10/24/2011
Tradeweb supports the European Commission's objectives
reflected in MiFID II/MiFIR of promoting transparency, fostering competition among
trading venues, improving market efficiency and moving the execution of standardised
derivatives onto multilateral regulated venues.
We are concerned, however, that:
1. the proposals do not sufficiently reflect the G20
commitment relating to the execution of standardised derivatives on electronic trading
platforms; and
2. the requirements regarding public distribution of
pre-trade data, as proposed, could adversely impact liquidity in the fixed income and
derivatives markets.
Electronic Trading of Derivatives
Tradeweb supports the MiFIR proposal to require the trading
of designated derivatives on multilateral regulated venues (exchanges, MTFs or OTFs).
Furthermore, while we believe it is important that market participants retain
sufficient flexibility in how they trade derivatives to reflect the varying levels of
liquidity available for different instruments, we believe that the proposals could go
further to reflect the G20 commitment to move the trading of standardised derivatives
onto exchanges or electronic trading platforms, where appropriate. To that end, as a
general guideline, we believe that the vast majority of derivatives that are currently
cleared are suitable for electronic trading.
Pre-Trade Transparency
Since 1998, Tradeweb has brought greater transparency to
the fixed income markets and has offered trading of derivatives globally since 2005.
Based on this experience, we are concerned that the MiFIR proposal to require
publication on a continuous basis of pre-trade prices and depth of related trading
interests may result in liquidity providers choosing not to make markets in certain
instruments or widening their bid-offer spreads so as to price in the risk associated
with such information being broadcast to the entire market.
Moreover, this reduced liquidity in the secondary markets
could lead to increased costs of funding for governments and corporate issuers in the
primary markets. Whereas the proposed pre-trade transparency requirements may be
beneficial in the equities markets with their high levels of liquidity and retail
investor participation, such obligations in the less liquid and overwhelmingly
institutional fixed income/derivatives markets would be counterproductive.
Tradeweb supports the Commission's proposals that pre-trade
transparency requirements be identical across exchanges, MTFs and OTFs.
Post-Trade Transparency
Tradeweb agrees that appropriate levels of post-trade
transparency could benefit participants. However, we would urge that any requirements
be implemented on a gradual basis (e.g., starting with smaller trade sizes in more
liquid instruments) or that there is an appropriate delay built into the proposals so
that the rules do not adversely impact liquidity available to buy-side
institutions.
Equal Access to CCPs
Tradeweb strongly supports the Commission's efforts to
ensure that central counterparties be required to provide non-discriminatory access to
trading venues. We have already established automated links, both directly and
indirectly through middleware vendors, to major CCPs to facilitate the clearing
services chosen by our clients and intend to connect to other CCPs in the future, where
appropriate. Equal access to these CCPs is critical to ensure competition among trading
venues. Such competition, in turn, is necessary to foster choice of execution methods
and price efficiencies for buy-side market participants.

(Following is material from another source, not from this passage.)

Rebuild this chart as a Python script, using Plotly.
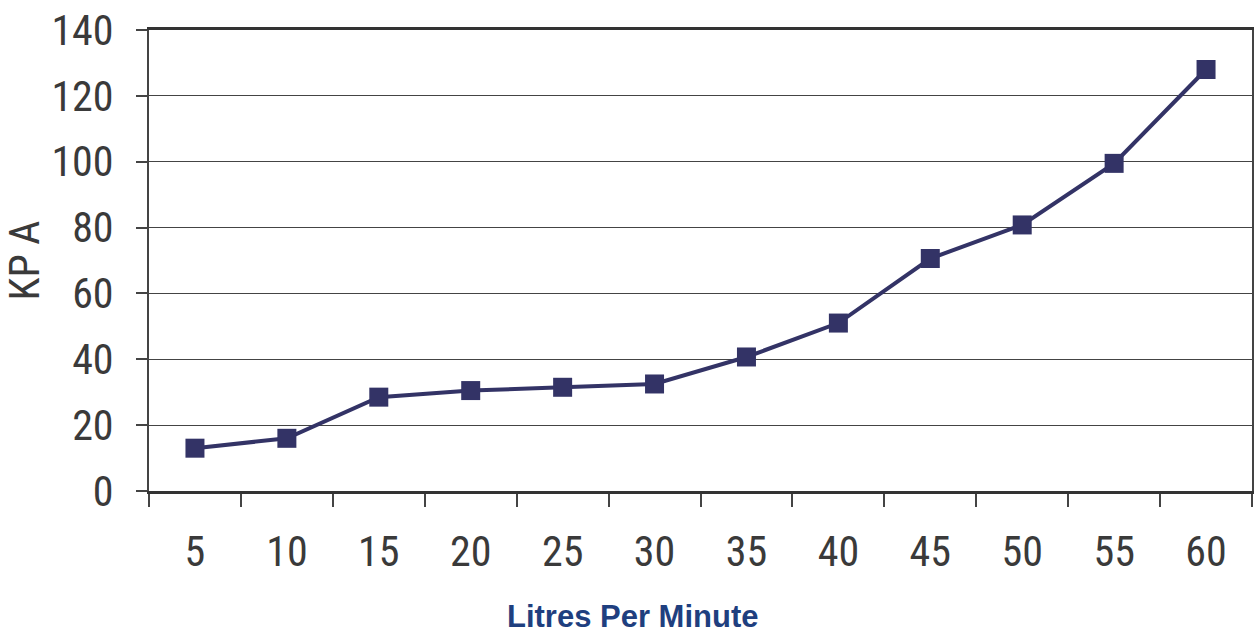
import plotly.graph_objects as go

flow_lpm = ["5", "10", "15", "20", "25", "30", "35", "40", "45", "50", "55", "60"]
pressure_kpa = [13, 16, 28.5, 30.5, 31.5, 32.5, 40.7, 51, 70.6, 80.8, 99.5, 128]
y_ticks = [0, 20, 40, 60, 80, 100, 120, 140]

NARROW = "Liberation Sans Narrow, Arial Narrow, Roboto Condensed, sans-serif"
TXT = "#3a3a3a"

fig = go.Figure(go.Scatter(
    x=flow_lpm, y=pressure_kpa, mode="lines+markers",
    line=dict(color="#333366", width=4),
    marker=dict(symbol="square", size=19, color="#333366"),
    showlegend=False,
))

fig.update_layout(
    width=1255, height=633,
    margin=dict(l=149, r=1, t=30, b=142),
    paper_bgcolor="white", plot_bgcolor="white",
    font=dict(family=NARROW, size=42, color=TXT),
)
fig.update_xaxes(
    type="category", tickson="boundaries",
    range=[-0.5, len(flow_lpm) - 0.5],
    ticks="outside", ticklen=13, tickwidth=1.5, tickcolor="#444",
    ticklabelstandoff=22,
    showline=True, linecolor="#333", linewidth=2.5, mirror=True,
    showgrid=False, zeroline=False,
    tickfont=dict(family=NARROW, size=42, color=TXT),
)
fig.update_yaxes(
    range=[0, 140], tickvals=y_ticks,
    ticks="outside", ticklen=11, tickwidth=1.5, tickcolor="#444",
    ticklabelstandoff=14,
    showline=True, linecolor="#444", linewidth=2, mirror=True,
    showgrid=True, gridcolor="#444", gridwidth=1, zeroline=False,
    tickfont=dict(family=NARROW, size=42, color=TXT),
    title=dict(text="KP A", font=dict(family=NARROW, size=42, color=TXT), standoff=14),
)
fig.add_annotation(
    text="<b>Litres Per Minute</b>", xref="paper", yref="paper",
    x=(634 - 149) / (1254 - 149), y=(491 - 616) / (491 - 30),
    xanchor="center", yanchor="middle", showarrow=False,
    font=dict(family="Liberation Sans, Arial, sans-serif", size=31, color="#1f3f7f"),
)

fig.write_html("out.html", config={"displayModeBar": False})
with open("out.html", "r", encoding="utf-8") as f:
    html = f.read()
html = html.replace("<head>", "<head><style>html,body{margin:0;padding:0;overflow:hidden}</style>", 1)
with open("out.html", "w", encoding="utf-8") as f:
    f.write(html)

Scope of Covered Derivatives
Tradeweb also strongly supports the Commission's efforts to
ensure that the clearing mandate for derivatives includes transactions regardless of
the trading venue where they are executed. Discriminating based on the venue of
execution (i.e., requiring clearing if an instrument is traded on an MTF/OTF but not if
the same instrument is traded on an exchange) threatens to undermine the regulators'
goal of reducing systemic risk by promoting central clearing and could damage
competition by unfairly favouring exchanges over other regulated venues. However, the
final date by which the relevant MIFIR provisions must be applied should be moved
forward to be consistent with that of the clearing mandate for "OTC" derivatives under
EMIR (the European Market Infrastructure Regulation).
Conclusion
Tradeweb has played a major role in creating a more
efficient marketplace in Europe for the trading of fixed income and derivatives. For
the region to remain globally competitive, it is essential that rules are implemented
that encourage the adequate supply of liquidity to institutional investors, while
providing the safeguards that increased price transparency provides. These goals can
best be achieved through electronic markets, which reduce a variety of operational,
trading, settlement and clearing risks.
We look forward to working with the European regulators on
the MiFID II/MiFIR proposals, including to reflect better the G20 commitment regarding
electronic trading of derivatives and to ensure that pre-trade transparency obligations
do not adversely impact liquidity in the fixed income and derivatives markets.